Perpetual motion machines fail for a simple reason: every proposed design ultimately breaks a law of thermodynamics—or, at best, can only run down to stillness. The clearest split is between “first-kind” machines that violate energy conservation by producing more energy than they consume, and “second-kind” machines that try to extract usable work by reversing entropy without the required temperature or other gradients. Even the most ideal “third-kind” concept—systems that would keep moving forever without generating extra energy—runs into deeper limits: quantum mechanics ensures internal motion and vibration, while isolated systems still radiate energy and even celestial bodies lose energy through gravitational radiation.

Historically, the dream of a self-running device has been around for centuries, long before thermodynamics was formalized. A 12th-century example, Bhāskara’s wheel, used mercury-filled tubes arranged so the wheel’s motion would supposedly create a continuous shift in weight. Over-balance wheel variants followed the same intuition: if the center of gravity shifts on one side, the wheel should keep turning. Magnet-based schemes—like a ball pulled up a ramp by a magnet before dropping through a hole—aimed to mimic the same cycle. Self-pumping waterwheels and windmills used similar “always driven” logic. None worked in practice because overlooked physics cancels the advantage: shifting masses outward also increases their separation, leaving the moment of inertia effectively unchanged; a magnet strong enough to lift the ball also interferes with the ball’s fall; and friction and other losses prevent the cycle from closing.

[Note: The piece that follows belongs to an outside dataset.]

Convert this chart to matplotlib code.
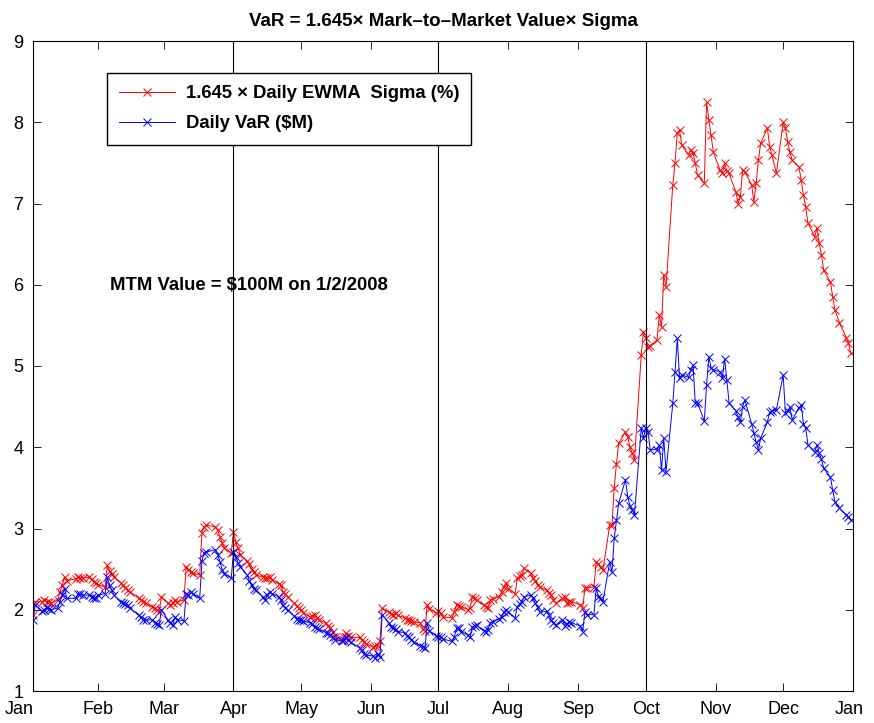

Once energy conservation became established in the 18th century, inventors didn’t abandon the idea—they shifted tactics. Second-kind proposals leaned on the notion that entropy could be “undone” to harvest energy from an already equilibrated environment. The Brownian ratchet illustrates why that’s not free. A latch that allows rotation only one way seems to let random gas particle impacts produce net work, but it only works when there’s a temperature difference. At equal temperature, the blocked direction becomes just as likely to be driven back, eliminating net extraction. That logic ties into Maxwell’s demon–style entropy-reversing thought experiments: without a temperature gradient, there’s no usable energy source.

The most important boundary is the Carnot cycle, described in the early 19th century as the maximum-efficiency engine operating between two temperature reservoirs. In principle, the cycle is reversible: run it backward and it transfers energy from cold to hot. But the energy accounting is exact—input and output balance—so it cannot generate net work from a single equilibrium state. That’s why “perpetual” in the thermodynamic sense is not about infinite runtime; it’s about whether net work can be extracted without paying the required thermodynamic cost.

Modern “over-unity” devices often claim energy out greater than energy in, but they face the same thermodynamic wall. Some attempt to invoke zero-point energy of the quantum vacuum, arguing it could be tapped as a universal energy reservoir. Yet vacuum energy is uniform—no gradient means no extractable work—and any method to create a gradient (such as via the Casimir effect) demands at least as much energy as it yields. The transcript then pivots to a community challenge: building a perpetual motion machine using negative mass. The winning ideas mostly adapt the Bhāskara-style “chasing apples” concept to a dynamo setup, with variations that use magnetic containment, gear teeth, or increasingly outlandish spacetime assumptions—fun thought experiments that still underscore the same thermodynamic reality: indefinite energy generation remains impossible.